In professional services, the spare change you find in the backlog comes from those customers with an odd number of hours left and an open Statement of Work. In these cases, the contract specified time and expenses based billing, and the project is done, but there are some hours left over. More often than not, the professional services firm’s finance department expects that those hours are going to become revenue shortly. The client has an open purchase order and expects to be billed for those hours. By periodically looking at all deals still in the backlog, it is possible to identify clients where you can position a “new” service offering with them. From the client’s perspective, this is a good deal, as they already have an open purchase order. It is often just a case of filing a change order to modify the terms of the original Statement of Work to include a new activity that uses up the ‘spare’ time.
There are also messes under the couch cushions. Those are the deals where the client has gone dark or is actively resisting scheduling their engagement. Where there was a change order to put the project on hold, and the client does not answer your phone calls. If you have enough of those, it is a mess, because finance expects that backlog will become revenue under normal circumstances.
A regular strategic backlog review should be considered an ethical mandate for professional services managers. Failing to clean up the backlog means that your firm is potentially misreporting their finances. Under normal circumstances, financial forecasting is tied to the amount of backlog, and that assumes that the backlog is genuine.

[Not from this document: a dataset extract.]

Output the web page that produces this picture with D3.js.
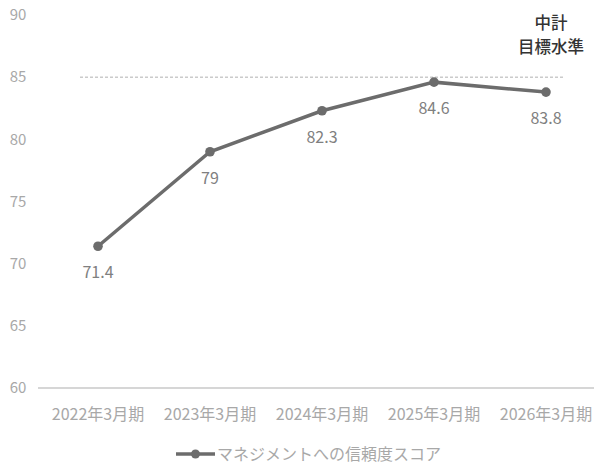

However, not everyone sees this as an ethical imperative. In these cases, a firm can re-define the role of the professional services manager to include a strategic backlog review. Your firm could choose either positive incentives – essentially bonuses from preventing revenue leakage caused by stale backlog – or negative incentives, depending on how your firm is philosophically oriented. Whether or not a professional services manager regularly conducted a strategic backlog review can be an evaluation criteria on a quarterly review form. Many people will need some form of motivation because going through a backlog review can be viewed as an inherently upsetting process. However, it beats the alternative of your firm learning that you will miss your revenue targets for a quarter.